We are staying with friends in their amazing home in Manila. The garden is lush and green, with a variety of tropical plants. The plants seem so green here, and the flowers shine like jewels in the sun. Its possibly because the atmosphere is much cleaner here and not as polluted as Kolkata. These orange flowers are a kind of 'flame of the forest' but in bush form! I have been wanting to try using a pen to complement my painting so have tried it in these two pictures. I used the pen to primarily add a little more definition and shadows to my painting.
Can anyone tell me if there are rules one has to follow while using a pen with water colours? Are there special pens?





3 comments:

Elva Paulson said...

Hi Brinda ... you pen work looks wonderful on these two pieces. As you well know, I often combine watercolor and pen. Over on www.Flickr.com there is a qroup devoted to 'pen and watercolor wash'.

AS far as I'm concerned there are no rules, but it is important to know the properties of the pen you are working with.

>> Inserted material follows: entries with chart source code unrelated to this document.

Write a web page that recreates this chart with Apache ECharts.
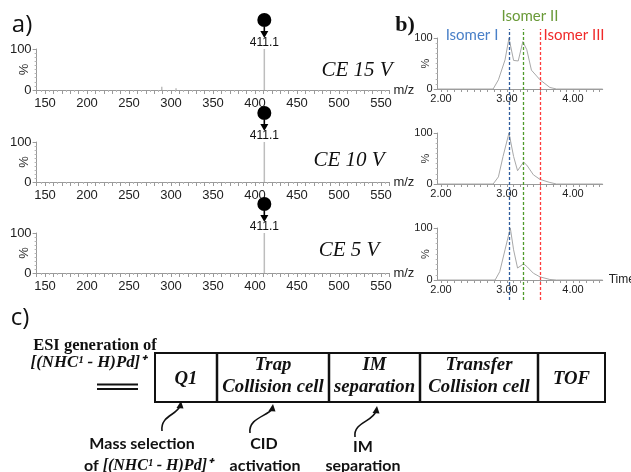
<!DOCTYPE html>
<html>
<head>
<meta charset="utf-8">
<script src="https://cdn.jsdelivr.net/npm/echarts@6/dist/echarts.min.js"></script>
<style>
  html, body { margin: 0; padding: 0; background: #fff; }
  #main { width: 631px; height: 472px; }
</style>
</head>
<body>
<div id="main"></div>
<script>
// a) MS/MS spectra of the precursor at three collision energies
const ceLabels = ['CE 15 V', 'CE 10 V', 'CE 5 V'];
const specMz = [[289, 306, 411.1], [411.1], [411.1]];
const specInt = [[8, 4, 100], [100], [100]];
const specLabels = [150, 200, 250, 300, 350, 400, 450, 500, 550];
const precursor = 411.1;

// b) arrival time distributions
const chrom1Time = [1.95, 2.79, 2.87, 2.97, 3.03, 3.10, 3.17, 3.24, 3.30, 3.37, 3.50, 3.65, 3.75, 4.45];
const chrom1Int = [0, 0, 18, 57, 100, 56, 55, 93, 77, 37, 18, 3, 0, 0];
const chrom2Time = [1.95, 2.79, 2.87, 2.94, 3.03, 3.10, 3.16, 3.25, 3.30, 3.40, 3.50, 3.65, 3.75, 4.45];
const chrom2Int = [0, 0, 14, 54, 100, 54, 26, 43, 37, 18, 9, 3, 0, 0];
const chrom3Time = [1.95, 2.82, 2.89, 2.97, 3.05, 3.10, 3.16, 3.25, 3.30, 3.40, 3.50, 3.65, 3.75, 4.45];
const chrom3Int = [0, 0, 16, 58, 100, 58, 23, 31, 26, 13, 6, 1, 0, 0];
const chromLabels = [2.0, 3.0, 4.0];
const chromTicks = [2.0, 2.1, 2.2, 2.3, 2.4, 2.5, 2.6, 2.7, 2.8, 2.9, 3.0, 3.1, 3.2, 3.3, 3.4, 3.5, 3.6, 3.7, 3.8, 3.9, 4.0, 4.1, 4.2, 4.3, 4.4];
const isomerNames = ['Isomer I', 'Isomer II', 'Isomer III'];
const isomerTimes = [3.03, 3.25, 3.50];

// c) instrument scheme
const stageLabels = ['Q1', 'Trap\nCollision cell', 'IM\nseparation', 'Transfer\nCollision cell', 'TOF'];

const chromTime = [chrom1Time, chrom2Time, chrom3Time];
const chromInt = [chrom1Int, chrom2Int, chrom3Int];

const axisGrey = '#9a9a9a';
const sans = '"Liberation Sans", Arial, sans-serif';
const serif = '"Liberation Serif", "Times New Roman", serif';
const calib = 'Lato, "Open Sans", sans-serif';
const isoText = ['#4a80c8', '#6a9a38', '#f02a2a'];
const isoLine = ['#2f5c9c', '#4f9a2a', '#ff3a3a'];
const pin = 'path://M0 7A7 7 0 1 1 14 7A7 7 0 1 1 0 7ZM6.2 13L7.8 13L7.8 18L11 18L7 25L3 18L6.2 18Z';

const specTops = [49, 142, 233];
const specHeights = [41, 40, 40];
const chromTops = [38, 133, 228];
const chromHeights = [51, 51, 52];

const grid = [];
const xAxis = [];
const yAxis = [];
const series = [];

function yAx(idx, fs) {
  return {
    gridIndex: idx, type: 'value', min: 0, max: 100, interval: 100,
    axisLine: { show: true, lineStyle: { color: axisGrey } },
    axisTick: { show: true, length: 4, lineStyle: { color: axisGrey } },
    minorTick: { show: true, splitNumber: 10, length: 2, lineStyle: { color: '#b5b5b5' } },
    splitLine: { show: false },
    axisLabel: { fontSize: fs, color: '#222', margin: 5, fontFamily: sans },
    name: '%', nameLocation: 'middle', nameRotate: 90, nameGap: 6, nameMoveOverlap: false,
    nameTextStyle: { fontSize: fs, color: '#333', fontFamily: sans }
  };
}

// spectra
for (let i = 0; i < 3; i++) {
  grid.push({ left: 36.6, right: 241.6, top: specTops[i], height: specHeights[i], outerBoundsMode: 'none', containLabel: false });
  xAxis.push({
    gridIndex: i, type: 'value', min: 140, max: 560, interval: 10,
    axisLine: { lineStyle: { color: axisGrey } },
    axisTick: { length: 4, lineStyle: { color: axisGrey } },
    minorTick: { show: true, splitNumber: 2, length: 2, lineStyle: { color: '#b5b5b5' } },
    splitLine: { show: false },
    axisLabel: {
      interval: 0, margin: 7, fontSize: 13, color: '#222', fontFamily: sans,
      formatter: v => specLabels.includes(v) ? String(v) : ''
    },
    name: 'm/z', nameLocation: 'end', nameGap: 4, nameMoveOverlap: false,
    nameTextStyle: { fontSize: 13, color: '#222', fontFamily: sans }
  });
  yAxis.push(yAx(i, 13));
  series.push({
    type: 'bar', xAxisIndex: i, yAxisIndex: i, barWidth: 1.5,
    itemStyle: { color: '#bdbdbd' },
    data: specMz[i].map((m, j) => m === precursor
      ? { value: [m, specInt[i][j]], label: { show: true, position: 'top', distance: 0, formatter: String(precursor), fontSize: 12, color: '#111', fontFamily: sans } }
      : [m, specInt[i][j]]),
    markPoint: {
      silent: true,
      data: [{ coord: [precursor, 100], symbol: pin, symbolSize: [14, 25], symbolOffset: [0, -23.5] }],
      itemStyle: { color: '#000' },
      label: { show: false }
    }
  });
}

// arrival time distributions
for (let i = 0; i < 3; i++) {
  const gi = 3 + i;
  grid.push({ left: 437.7, right: 28.3, top: chromTops[i], height: chromHeights[i], outerBoundsMode: 'none', containLabel: false });
  xAxis.push({
    gridIndex: gi, type: 'value', min: 1.95, max: 4.45,
    axisLine: { lineStyle: { color: axisGrey } },
    axisTick: { customValues: chromTicks, length: 3, lineStyle: { color: axisGrey } },
    splitLine: { show: false },
    axisLabel: {
      customValues: chromLabels, margin: 4, fontSize: 11, color: '#222', fontFamily: sans,
      formatter: v => v.toFixed(2)
    },
    name: i === 2 ? 'Time' : '', nameLocation: 'end', nameGap: 6, nameMoveOverlap: false,
    nameTextStyle: { fontSize: 12, color: '#222', fontFamily: sans }
  });
  yAxis.push(yAx(gi, 11));
  series.push({
    type: 'line', xAxisIndex: gi, yAxisIndex: gi, showSymbol: false,
    lineStyle: { color: '#a8a8a8', width: 1 },
    data: chromTime[i].map((t, j) => [t, chromInt[i][j]])
  });
}

// dashed isomer markers spanning all three distributions
grid.push({ left: 437.7, right: 28.3, top: 29, height: 271, outerBoundsMode: 'none', containLabel: false });
xAxis.push({ gridIndex: 6, type: 'value', min: 1.95, max: 4.45, show: false });
yAxis.push({ gridIndex: 6, type: 'value', min: 0, max: 1, show: false });
series.push({
  type: 'line', xAxisIndex: 6, yAxisIndex: 6, showSymbol: false,
  lineStyle: { opacity: 0 }, data: [[1.95, 0]],
  markLine: {
    silent: true, symbol: 'none', label: { show: false },
    data: isomerTimes.map((t, k) => ({ xAxis: t, lineStyle: { color: isoLine[k], type: [3, 2], width: 1.3 } }))
  }
});

function txt(text, x, y, font, fill, sx) {
  return {
    type: 'text', silent: true, z: 10, x, y, scaleX: sx || 1,
    style: { text, x: 0, y: 0, font, fill: fill || '#111', align: 'center', verticalAlign: 'middle', textAlign: 'center', textVerticalAlign: 'middle' }
  };
}

const graphic = [];
graphic.push(txt('a)', 22, 25, '24px "Open Sans", sans-serif', '#111'));
graphic.push(txt('b)', 405, 25, 'bold 22px ' + serif, '#111'));
graphic.push(txt('c)', 20, 318, '24px "Open Sans", sans-serif', '#111'));
const cePos = [[357, 70], [349, 160], [349, 250]];
ceLabels.forEach((t, i) => graphic.push(txt(t, cePos[i][0], cePos[i][1], 'italic 21px ' + serif, '#111')));
const isoPos = [[472, 35], [530, 16], [574, 35]];
isomerNames.forEach((t, k) => graphic.push(txt(t, isoPos[k][0], isoPos[k][1], '15px ' + calib, isoText[k])));

// scheme boxes
const edges = [155, 217, 329, 420, 538, 605];
const boxTop = 353, boxBottom = 402;
graphic.push({ type: 'rect', silent: true, shape: { x: edges[0], y: boxTop, width: edges[5] - edges[0], height: boxBottom - boxTop }, style: { fill: 'none', stroke: '#111', lineWidth: 2 } });
for (let k = 1; k < edges.length - 1; k++) {
  graphic.push({ type: 'line', silent: true, shape: { x1: edges[k], y1: boxTop, x2: edges[k], y2: boxBottom }, style: { stroke: '#111', lineWidth: 2.5 } });
}
stageLabels.forEach((t, k) => {
  const cx = (edges[k] + edges[k + 1]) / 2;
  const lines = t.split('\n');
  const f = 'italic bold 18px ' + serif;
  if (lines.length === 1) {
    graphic.push(txt(lines[0], cx, 379, f, '#111', 1.04));
  } else {
    graphic.push(txt(lines[0], cx, 365, f, '#111', 1.04));
    graphic.push(txt(lines[1], cx, 387, f, '#111', 1.04));
  }
});

graphic.push(txt('ESI generation of', 95, 346, 'bold 16px ' + serif, '#111', 1.03));
graphic.push(txt('[(NHC\u00b9 - H)Pd]\u207a', 88, 363, 'italic bold 16px ' + serif, '#111', 1.05));
graphic.push({ type: 'line', silent: true, shape: { x1: 97, y1: 384.5, x2: 138, y2: 384.5 }, style: { stroke: '#111', lineWidth: 2 } });
graphic.push({ type: 'line', silent: true, shape: { x1: 97, y1: 389, x2: 138, y2: 389 }, style: { stroke: '#111', lineWidth: 2 } });

// curly arrows
const arrows = [
  [162, 431, 160, 416, 177, 415, 180, 406],
  [250, 433, 248, 418, 268, 416, 272, 409],
  [355, 437, 353, 422, 373, 422, 376, 411]
];
arrows.forEach(a => {
  graphic.push({ type: 'bezierCurve', silent: true, shape: { x1: a[0], y1: a[1], cpx1: a[2], cpy1: a[3], cpx2: a[4], cpy2: a[5], x2: a[6], y2: a[7] }, style: { stroke: '#111', lineWidth: 1.6, fill: 'none' } });
  graphic.push({ type: 'polygon', silent: true, shape: { points: [[a[6] + 1, a[7] - 5], [a[6] - 3.5, a[7] + 2], [a[6] + 3.5, a[7] + 2.5]] }, style: { fill: '#111' } });
});

graphic.push(txt('Mass selection', 142, 444, 'bold 16px ' + calib));
graphic.push({
  type: 'text', silent: true,
  style: {
    text: '{s|of }{i|[(NHC\u00b9 - H)Pd]\u207a}', x: 148, y: 466,
    align: 'center', verticalAlign: 'middle', textAlign: 'center', textVerticalAlign: 'middle',
    rich: {
      s: { font: 'bold 16px ' + calib, fill: '#111' },
      i: { font: 'italic bold 16px ' + serif, fill: '#111' }
    }
  }
});
graphic.push(txt('CID', 264, 444, 'bold 16px ' + calib));
graphic.push(txt('activation', 265, 466, 'bold 16px ' + calib));
graphic.push(txt('IM', 363, 447, 'bold 16px ' + calib));
graphic.push(txt('separation', 363, 466, 'bold 16px ' + calib));

const chart = echarts.init(document.getElementById('main'));
chart.setOption({
  animation: false,
  backgroundColor: '#fff',
  grid, xAxis, yAxis, series, graphic
});
</script>
</body>
</html>
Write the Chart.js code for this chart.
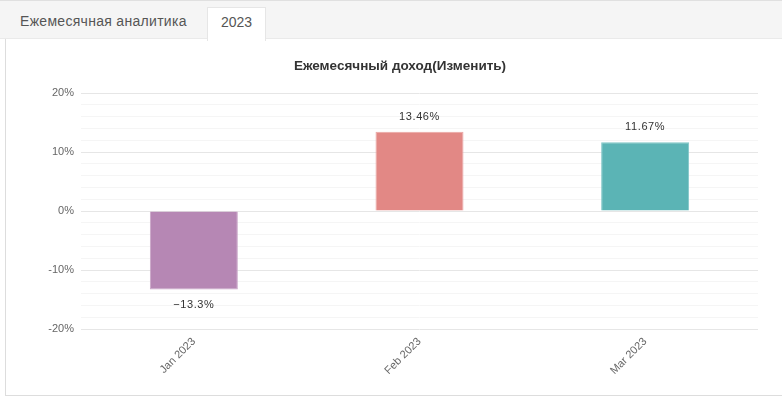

Some pens we buy just to write a letter have ink that fades. I put samples on my windowsill where they would get a lot of sun and two faded completely! Also you want to know if your pen lines will bleed when wet and or stay put. Sometimes I choose one and sometimes the other.

I've been very happy with Pigma's Micron pens.. waterproof and archival and they come in different sizes. When I want the lines to bleed I usually use a fountain pen with Pelikan Fount India ink. There are other good inks, just be sure never to put real India ink in a fountain pen. It will clog.

Experiment!

Mermaid's Palette said...

Brinda-
I like the ink in your painting, and I don't think there are any rules either. I just bought some more rapidographs so I can try ink again, also.
Sheryl

Brinda said...

Thanks Elva and Sheryl, for sharing thoughts....I will continue to experiment! I do like the look it achieves!